### STATED GOAL:
Only the number is wanted: how many lines hold the word "that"?

─── THE DATA ───

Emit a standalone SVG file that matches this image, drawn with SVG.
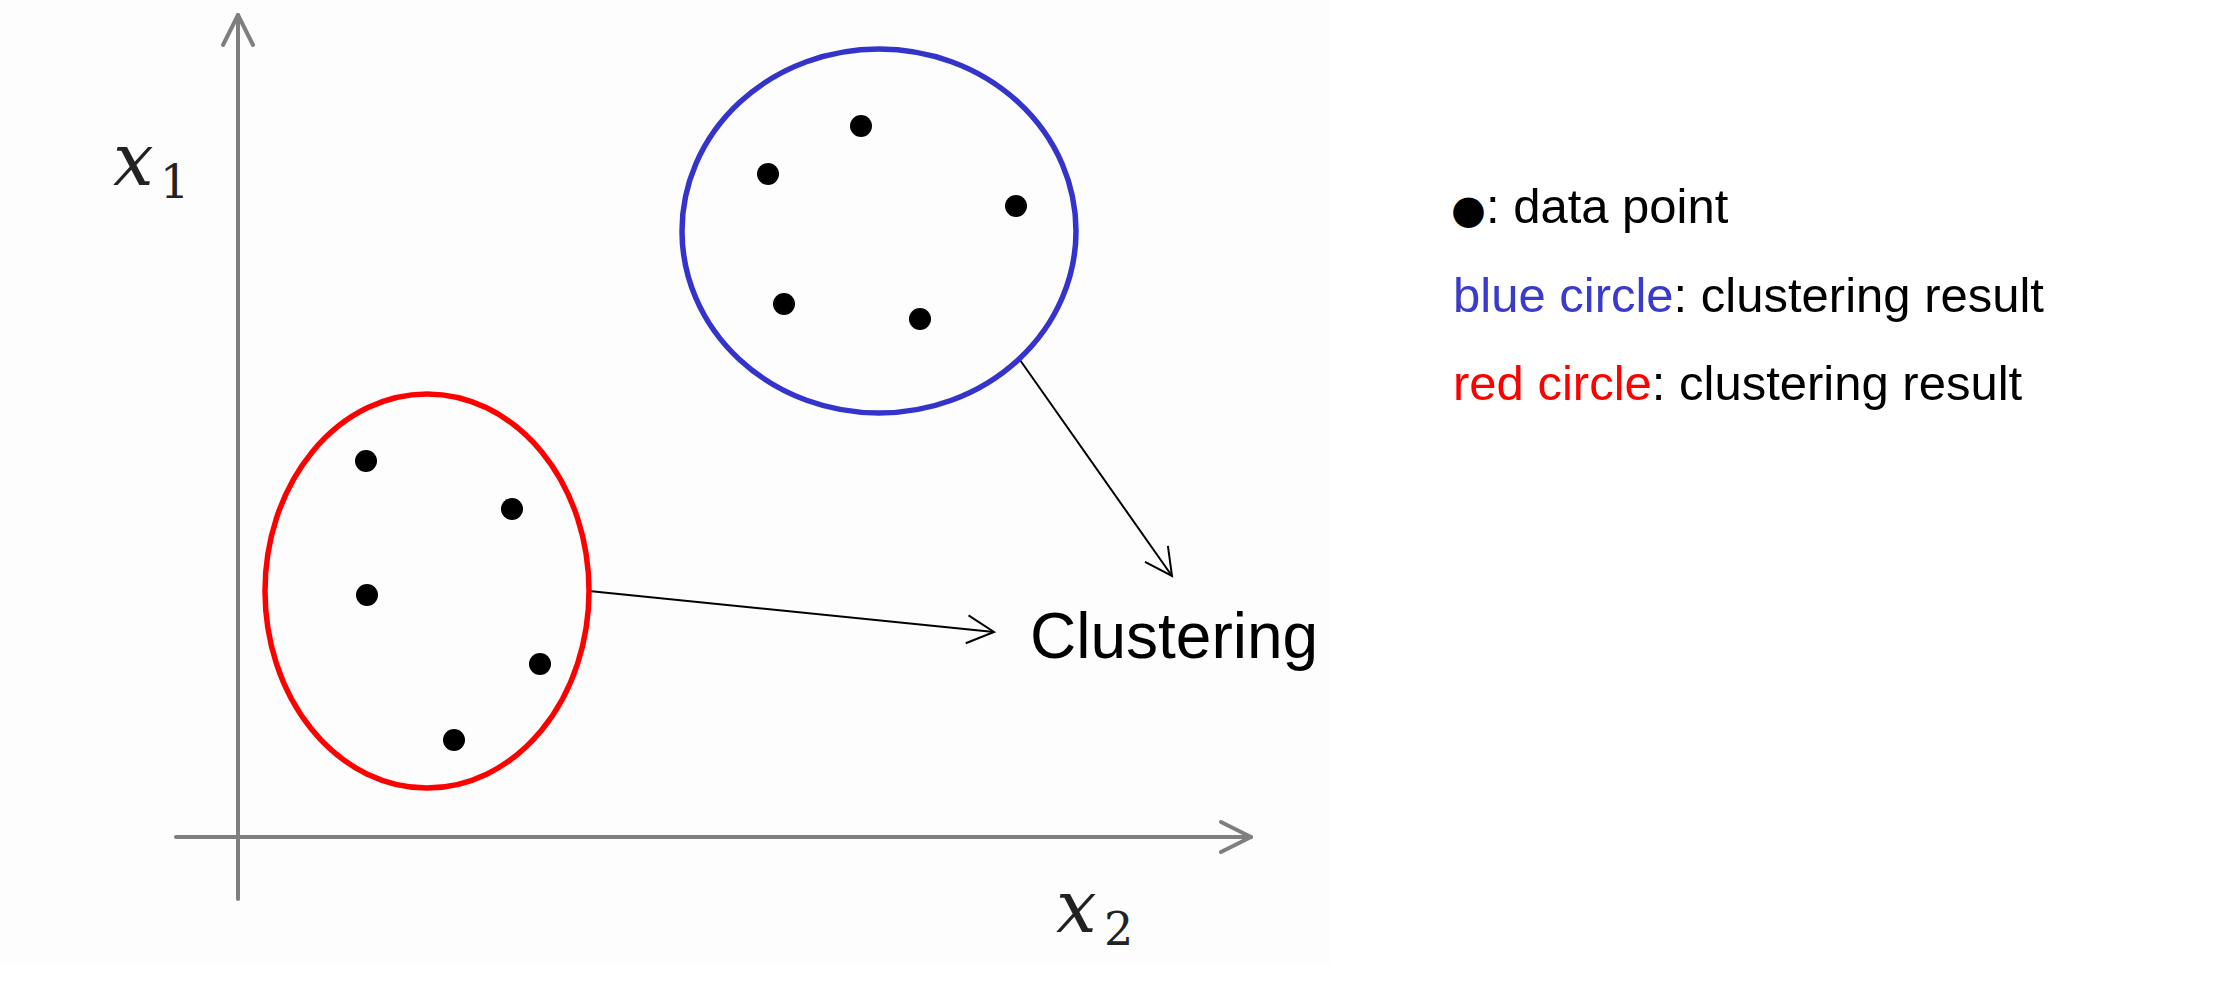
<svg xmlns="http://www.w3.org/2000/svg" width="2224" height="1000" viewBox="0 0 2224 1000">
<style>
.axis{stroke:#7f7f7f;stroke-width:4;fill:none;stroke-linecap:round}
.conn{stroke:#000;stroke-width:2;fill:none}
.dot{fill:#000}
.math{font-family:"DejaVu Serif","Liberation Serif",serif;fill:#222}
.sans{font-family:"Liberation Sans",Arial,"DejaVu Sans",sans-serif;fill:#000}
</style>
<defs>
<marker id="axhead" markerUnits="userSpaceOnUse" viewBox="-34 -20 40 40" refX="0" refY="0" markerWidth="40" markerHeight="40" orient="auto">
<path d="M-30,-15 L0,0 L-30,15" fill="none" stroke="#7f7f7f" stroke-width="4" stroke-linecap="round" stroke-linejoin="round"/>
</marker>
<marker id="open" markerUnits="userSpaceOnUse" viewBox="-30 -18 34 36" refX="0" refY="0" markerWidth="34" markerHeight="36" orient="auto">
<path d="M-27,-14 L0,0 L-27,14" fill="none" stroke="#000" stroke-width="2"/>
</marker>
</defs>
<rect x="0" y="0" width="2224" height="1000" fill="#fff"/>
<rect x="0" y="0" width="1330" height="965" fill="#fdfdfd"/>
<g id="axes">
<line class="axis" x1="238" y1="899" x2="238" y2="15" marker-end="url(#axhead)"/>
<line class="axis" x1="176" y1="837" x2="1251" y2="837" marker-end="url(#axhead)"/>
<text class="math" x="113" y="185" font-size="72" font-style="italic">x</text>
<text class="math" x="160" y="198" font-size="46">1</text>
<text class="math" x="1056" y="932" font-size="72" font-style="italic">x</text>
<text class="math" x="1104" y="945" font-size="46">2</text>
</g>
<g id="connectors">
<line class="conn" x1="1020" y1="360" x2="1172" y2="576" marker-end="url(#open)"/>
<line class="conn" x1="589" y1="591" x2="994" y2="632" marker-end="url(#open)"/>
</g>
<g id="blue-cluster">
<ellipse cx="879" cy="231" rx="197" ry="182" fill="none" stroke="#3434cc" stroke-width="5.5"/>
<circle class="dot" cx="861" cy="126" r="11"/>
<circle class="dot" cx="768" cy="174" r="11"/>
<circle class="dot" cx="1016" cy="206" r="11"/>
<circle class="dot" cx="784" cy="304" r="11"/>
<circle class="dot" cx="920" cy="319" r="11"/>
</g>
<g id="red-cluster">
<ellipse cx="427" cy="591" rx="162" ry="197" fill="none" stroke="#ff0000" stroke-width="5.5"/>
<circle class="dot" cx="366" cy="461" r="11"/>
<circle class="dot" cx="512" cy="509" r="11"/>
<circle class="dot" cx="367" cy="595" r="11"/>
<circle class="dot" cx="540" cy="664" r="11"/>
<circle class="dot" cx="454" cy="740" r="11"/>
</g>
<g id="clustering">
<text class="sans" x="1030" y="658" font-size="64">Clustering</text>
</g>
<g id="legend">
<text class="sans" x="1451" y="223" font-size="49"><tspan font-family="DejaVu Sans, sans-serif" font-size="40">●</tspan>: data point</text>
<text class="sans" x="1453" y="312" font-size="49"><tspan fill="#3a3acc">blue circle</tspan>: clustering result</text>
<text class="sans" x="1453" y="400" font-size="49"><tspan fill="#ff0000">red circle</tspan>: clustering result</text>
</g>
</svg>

───
─── THE DATA ───

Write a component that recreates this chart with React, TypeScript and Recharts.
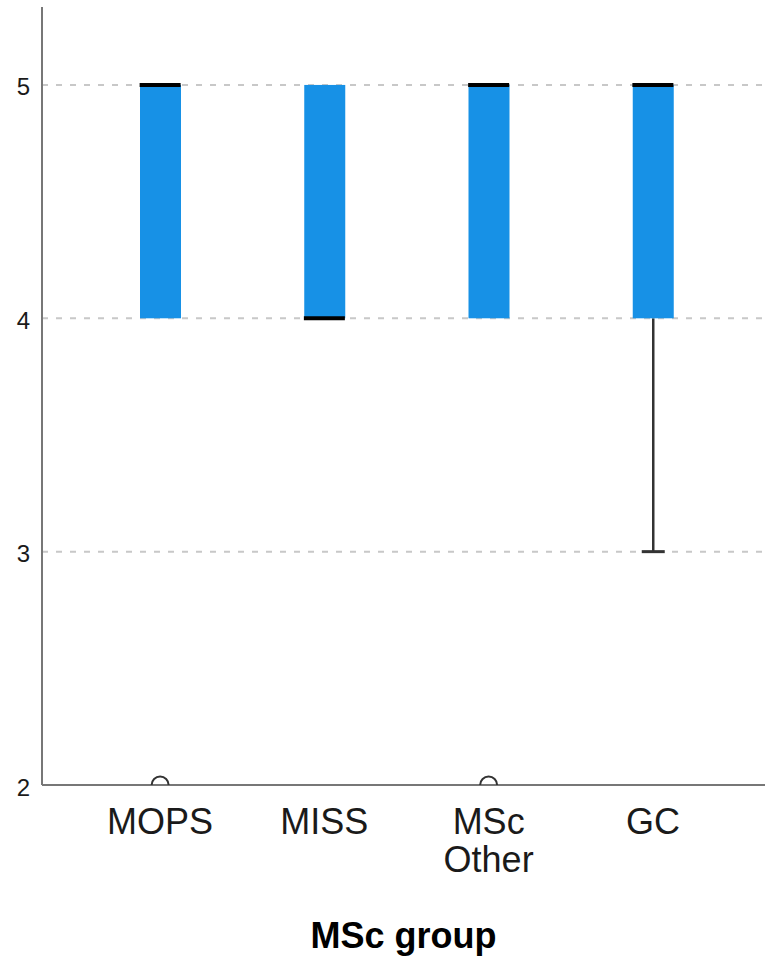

───

### WRITTEN RESPONSE:
2